I realize that I struggle to show the world who I am because I get in my own way. My own way of thinking. My own way of feeling. I am a very hands-on person. I like to interact in person. I want you to look into my eyes in person, and feel my heart. You can shake my hand in person and feel my intentions. Those traits are hard to get out on a photo or a video, and I struggle with that. I love to laugh and joke and play games. I enjoy traveling, singing, performing. I love writing songs. I love playing basketball. I love watching sports. I love family and family time. I love having alone time, but I also enjoy being around people. I have a lot of energy on most times. I am a night owl. I think a lot. I am definitely always in my head. I get insecure about things. I lose my focus. I procrastinate. I come up with what I call great ideas and plans. I get excited about the plans with the intention to execute the plan, but I don't follow through. I still remain positive. I am a dreamer. I have goals that I want to accomplish and I will accomplish. I enjoy eating healthy, but I love milkshakes, M&MS, ice cream, homemade brownies, strawberry shortcake, pancakes, pizza, a nice sandwich. I literally can eat pizza every day if you let me. I enjoy the summer more than any other season. I love Christmas time. I love music. I love the process of creating music. I love Jesus. I am very devoted to my faith.

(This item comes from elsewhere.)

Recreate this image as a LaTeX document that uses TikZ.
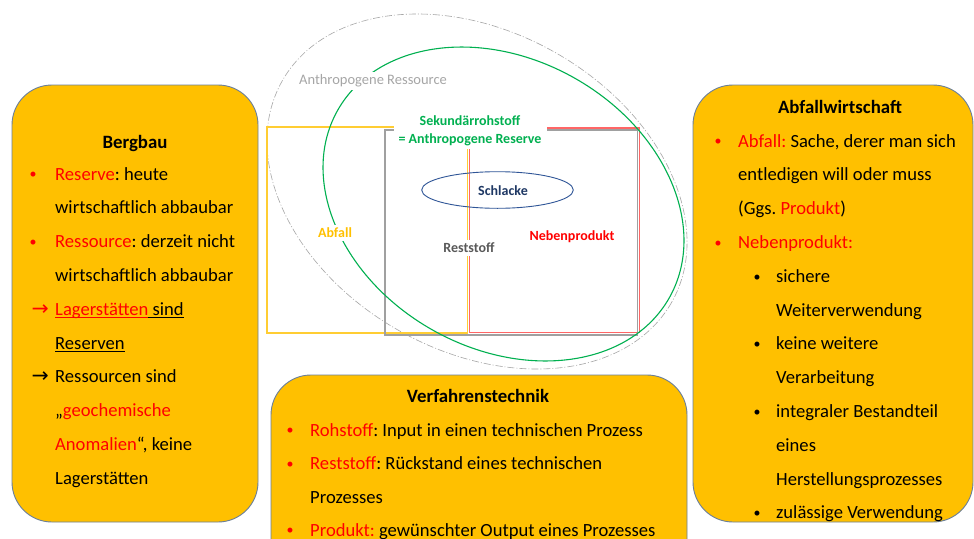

There are a lot of things that I left off this blog that I will share with you. That was on purpose because I will continue to write more blogs and I will dive deeper into me. I am just happy and blessed to be able to share on a platform with you. I definitely have a story to tell. So buckle up. This is going to be a very very fun ride.
Thank You for Your time. I wanted to keep this short and sweet. To the point, but more is coming. Have a blessed day.